▸ Supplied material:
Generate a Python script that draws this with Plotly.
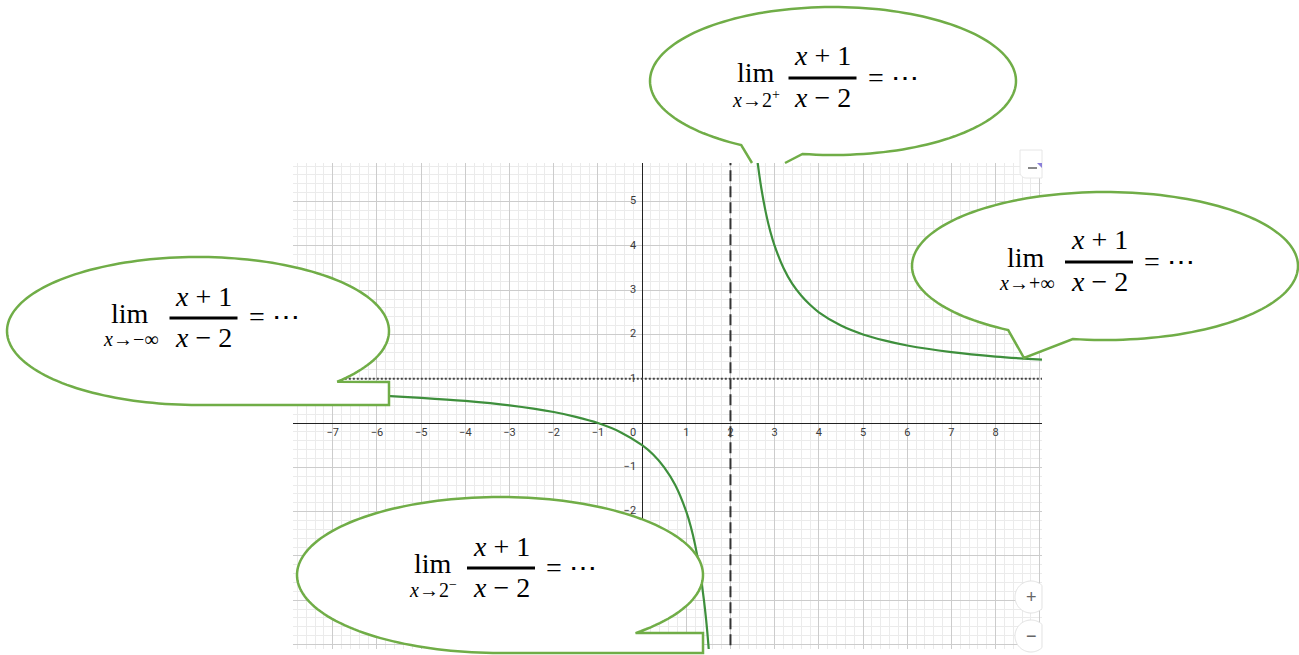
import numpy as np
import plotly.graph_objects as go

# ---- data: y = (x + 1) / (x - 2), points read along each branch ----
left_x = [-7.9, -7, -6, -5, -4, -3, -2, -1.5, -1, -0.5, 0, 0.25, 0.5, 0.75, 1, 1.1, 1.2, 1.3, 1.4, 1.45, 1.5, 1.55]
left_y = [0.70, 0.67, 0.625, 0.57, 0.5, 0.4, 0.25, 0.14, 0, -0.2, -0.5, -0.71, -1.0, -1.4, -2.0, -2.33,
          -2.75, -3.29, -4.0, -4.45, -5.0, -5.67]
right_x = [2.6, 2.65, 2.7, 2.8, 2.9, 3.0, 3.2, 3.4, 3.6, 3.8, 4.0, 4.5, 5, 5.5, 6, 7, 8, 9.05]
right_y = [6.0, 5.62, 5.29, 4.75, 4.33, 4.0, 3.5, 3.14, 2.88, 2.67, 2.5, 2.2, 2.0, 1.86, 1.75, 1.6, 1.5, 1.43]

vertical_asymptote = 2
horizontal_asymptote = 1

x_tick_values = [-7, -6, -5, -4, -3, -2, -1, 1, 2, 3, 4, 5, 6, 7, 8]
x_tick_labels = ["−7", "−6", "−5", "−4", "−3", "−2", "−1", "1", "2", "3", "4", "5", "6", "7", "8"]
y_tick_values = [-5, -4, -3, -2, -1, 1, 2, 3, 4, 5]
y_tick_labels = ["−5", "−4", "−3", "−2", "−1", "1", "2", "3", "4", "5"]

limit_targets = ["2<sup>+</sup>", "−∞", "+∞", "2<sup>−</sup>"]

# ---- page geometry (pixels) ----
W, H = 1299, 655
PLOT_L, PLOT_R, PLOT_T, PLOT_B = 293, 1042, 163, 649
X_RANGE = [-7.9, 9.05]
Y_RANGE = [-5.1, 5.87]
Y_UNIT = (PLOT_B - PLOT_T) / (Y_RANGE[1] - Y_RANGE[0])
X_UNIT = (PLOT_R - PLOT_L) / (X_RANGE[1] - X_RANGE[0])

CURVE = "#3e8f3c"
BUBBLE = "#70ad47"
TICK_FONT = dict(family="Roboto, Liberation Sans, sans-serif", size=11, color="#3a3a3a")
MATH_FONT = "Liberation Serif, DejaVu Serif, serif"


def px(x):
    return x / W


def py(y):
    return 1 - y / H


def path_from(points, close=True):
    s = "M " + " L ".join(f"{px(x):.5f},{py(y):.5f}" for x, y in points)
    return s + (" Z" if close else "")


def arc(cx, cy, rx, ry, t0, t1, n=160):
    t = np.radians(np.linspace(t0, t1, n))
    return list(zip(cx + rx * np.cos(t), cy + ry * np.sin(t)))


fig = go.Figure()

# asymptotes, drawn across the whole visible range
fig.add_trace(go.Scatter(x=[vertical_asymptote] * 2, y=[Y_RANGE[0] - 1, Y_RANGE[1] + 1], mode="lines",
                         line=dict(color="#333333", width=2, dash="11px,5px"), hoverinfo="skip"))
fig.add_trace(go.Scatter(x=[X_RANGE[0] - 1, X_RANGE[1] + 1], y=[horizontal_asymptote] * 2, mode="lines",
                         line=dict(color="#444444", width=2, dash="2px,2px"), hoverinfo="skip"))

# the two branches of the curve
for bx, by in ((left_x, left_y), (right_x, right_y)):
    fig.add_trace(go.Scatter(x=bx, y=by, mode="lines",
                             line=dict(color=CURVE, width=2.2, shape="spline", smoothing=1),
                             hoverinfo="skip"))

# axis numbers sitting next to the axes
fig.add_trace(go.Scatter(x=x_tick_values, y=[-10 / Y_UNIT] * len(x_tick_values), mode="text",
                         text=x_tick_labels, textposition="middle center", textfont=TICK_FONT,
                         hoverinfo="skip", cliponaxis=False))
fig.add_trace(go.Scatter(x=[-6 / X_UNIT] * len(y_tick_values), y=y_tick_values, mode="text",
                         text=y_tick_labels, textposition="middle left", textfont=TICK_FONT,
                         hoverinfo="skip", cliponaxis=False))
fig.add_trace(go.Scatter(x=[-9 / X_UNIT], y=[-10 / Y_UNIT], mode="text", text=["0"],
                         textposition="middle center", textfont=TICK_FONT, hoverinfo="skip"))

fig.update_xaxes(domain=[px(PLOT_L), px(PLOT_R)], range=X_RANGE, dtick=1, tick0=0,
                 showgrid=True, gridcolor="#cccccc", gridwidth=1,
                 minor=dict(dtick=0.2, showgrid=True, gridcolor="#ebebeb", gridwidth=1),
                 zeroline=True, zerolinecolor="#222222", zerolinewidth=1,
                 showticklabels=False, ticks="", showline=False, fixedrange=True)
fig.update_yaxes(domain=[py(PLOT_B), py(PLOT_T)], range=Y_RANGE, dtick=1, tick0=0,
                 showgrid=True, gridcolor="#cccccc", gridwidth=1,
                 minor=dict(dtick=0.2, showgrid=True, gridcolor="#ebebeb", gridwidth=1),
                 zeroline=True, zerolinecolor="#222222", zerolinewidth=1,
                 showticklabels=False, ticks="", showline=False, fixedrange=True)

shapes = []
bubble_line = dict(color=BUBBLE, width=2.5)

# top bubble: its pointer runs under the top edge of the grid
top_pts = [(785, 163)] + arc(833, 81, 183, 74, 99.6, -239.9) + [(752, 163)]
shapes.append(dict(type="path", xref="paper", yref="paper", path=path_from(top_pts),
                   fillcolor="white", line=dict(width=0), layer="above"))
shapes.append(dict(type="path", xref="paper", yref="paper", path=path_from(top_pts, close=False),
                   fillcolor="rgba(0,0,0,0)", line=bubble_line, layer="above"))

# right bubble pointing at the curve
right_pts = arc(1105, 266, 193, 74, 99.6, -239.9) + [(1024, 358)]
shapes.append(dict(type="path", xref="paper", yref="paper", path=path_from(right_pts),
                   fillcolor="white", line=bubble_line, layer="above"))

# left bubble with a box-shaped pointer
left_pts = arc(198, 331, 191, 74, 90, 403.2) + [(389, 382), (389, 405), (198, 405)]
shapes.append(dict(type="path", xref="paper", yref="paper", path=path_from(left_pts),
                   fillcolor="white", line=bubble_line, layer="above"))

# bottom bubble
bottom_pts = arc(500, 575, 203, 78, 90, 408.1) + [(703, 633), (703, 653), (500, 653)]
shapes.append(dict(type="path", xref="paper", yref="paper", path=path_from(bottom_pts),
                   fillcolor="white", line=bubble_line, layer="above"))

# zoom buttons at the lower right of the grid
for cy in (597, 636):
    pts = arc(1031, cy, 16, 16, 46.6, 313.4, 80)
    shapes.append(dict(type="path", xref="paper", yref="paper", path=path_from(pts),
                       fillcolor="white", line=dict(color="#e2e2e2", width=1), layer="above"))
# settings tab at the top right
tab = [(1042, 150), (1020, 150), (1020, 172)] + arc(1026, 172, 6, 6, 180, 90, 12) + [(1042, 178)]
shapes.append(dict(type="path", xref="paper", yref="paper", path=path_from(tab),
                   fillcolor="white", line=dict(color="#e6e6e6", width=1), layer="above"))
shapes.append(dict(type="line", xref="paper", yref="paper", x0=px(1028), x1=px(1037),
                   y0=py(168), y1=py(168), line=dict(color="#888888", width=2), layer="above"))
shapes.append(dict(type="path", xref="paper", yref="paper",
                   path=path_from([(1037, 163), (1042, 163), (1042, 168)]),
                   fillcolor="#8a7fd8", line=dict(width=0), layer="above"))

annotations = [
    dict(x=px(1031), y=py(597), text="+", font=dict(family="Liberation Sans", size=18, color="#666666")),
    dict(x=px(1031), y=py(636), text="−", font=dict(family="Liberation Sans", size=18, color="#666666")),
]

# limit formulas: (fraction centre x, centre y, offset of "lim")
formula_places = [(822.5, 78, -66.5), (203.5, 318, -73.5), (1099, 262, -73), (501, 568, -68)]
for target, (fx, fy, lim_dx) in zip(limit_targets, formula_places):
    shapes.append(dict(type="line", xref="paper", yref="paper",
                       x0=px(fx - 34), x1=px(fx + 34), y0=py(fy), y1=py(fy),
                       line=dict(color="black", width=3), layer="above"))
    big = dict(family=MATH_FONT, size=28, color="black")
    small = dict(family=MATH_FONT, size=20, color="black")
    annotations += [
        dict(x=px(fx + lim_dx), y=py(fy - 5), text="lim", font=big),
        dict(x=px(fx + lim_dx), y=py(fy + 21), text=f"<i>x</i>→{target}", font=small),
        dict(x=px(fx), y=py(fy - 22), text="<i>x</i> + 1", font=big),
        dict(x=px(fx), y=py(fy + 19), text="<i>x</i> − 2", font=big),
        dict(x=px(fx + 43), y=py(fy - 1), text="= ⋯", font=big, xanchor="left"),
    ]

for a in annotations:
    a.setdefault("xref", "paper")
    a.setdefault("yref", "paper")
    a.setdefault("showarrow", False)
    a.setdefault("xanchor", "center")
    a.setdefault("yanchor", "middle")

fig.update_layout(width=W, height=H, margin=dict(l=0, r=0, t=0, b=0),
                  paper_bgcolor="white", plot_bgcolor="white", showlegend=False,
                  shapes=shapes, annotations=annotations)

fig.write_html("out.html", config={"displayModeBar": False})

▸ Prompt: Repeat the listing above from its first line through the line that contains "if close else", both included, and nothing more. Drop the pictures.

▸ The reply:
Generate a Python script that draws this with Plotly.
import numpy as np
import plotly.graph_objects as go

# ---- data: y = (x + 1) / (x - 2), points read along each branch ----
left_x = [-7.9, -7, -6, -5, -4, -3, -2, -1.5, -1, -0.5, 0, 0.25, 0.5, 0.75, 1, 1.1, 1.2, 1.3, 1.4, 1.45, 1.5, 1.55]
left_y = [0.70, 0.67, 0.625, 0.57, 0.5, 0.4, 0.25, 0.14, 0, -0.2, -0.5, -0.71, -1.0, -1.4, -2.0, -2.33,
          -2.75, -3.29, -4.0, -4.45, -5.0, -5.67]
right_x = [2.6, 2.65, 2.7, 2.8, 2.9, 3.0, 3.2, 3.4, 3.6, 3.8, 4.0, 4.5, 5, 5.5, 6, 7, 8, 9.05]
right_y = [6.0, 5.62, 5.29, 4.75, 4.33, 4.0, 3.5, 3.14, 2.88, 2.67, 2.5, 2.2, 2.0, 1.86, 1.75, 1.6, 1.5, 1.43]

vertical_asymptote = 2
horizontal_asymptote = 1

x_tick_values = [-7, -6, -5, -4, -3, -2, -1, 1, 2, 3, 4, 5, 6, 7, 8]
x_tick_labels = ["−7", "−6", "−5", "−4", "−3", "−2", "−1", "1", "2", "3", "4", "5", "6", "7", "8"]
y_tick_values = [-5, -4, -3, -2, -1, 1, 2, 3, 4, 5]
y_tick_labels = ["−5", "−4", "−3", "−2", "−1", "1", "2", "3", "4", "5"]

limit_targets = ["2<sup>+</sup>", "−∞", "+∞", "2<sup>−</sup>"]

# ---- page geometry (pixels) ----
W, H = 1299, 655
PLOT_L, PLOT_R, PLOT_T, PLOT_B = 293, 1042, 163, 649
X_RANGE = [-7.9, 9.05]
Y_RANGE = [-5.1, 5.87]
Y_UNIT = (PLOT_B - PLOT_T) / (Y_RANGE[1] - Y_RANGE[0])
X_UNIT = (PLOT_R - PLOT_L) / (X_RANGE[1] - X_RANGE[0])

CURVE = "#3e8f3c"
BUBBLE = "#70ad47"
TICK_FONT = dict(family="Roboto, Liberation Sans, sans-serif", size=11, color="#3a3a3a")
MATH_FONT = "Liberation Serif, DejaVu Serif, serif"


def px(x):
    return x / W


def py(y):
    return 1 - y / H


def path_from(points, close=True):
    s = "M " + " L ".join(f"{px(x):.5f},{py(y):.5f}" for x, y in points)
    return s + (" Z" if close else "")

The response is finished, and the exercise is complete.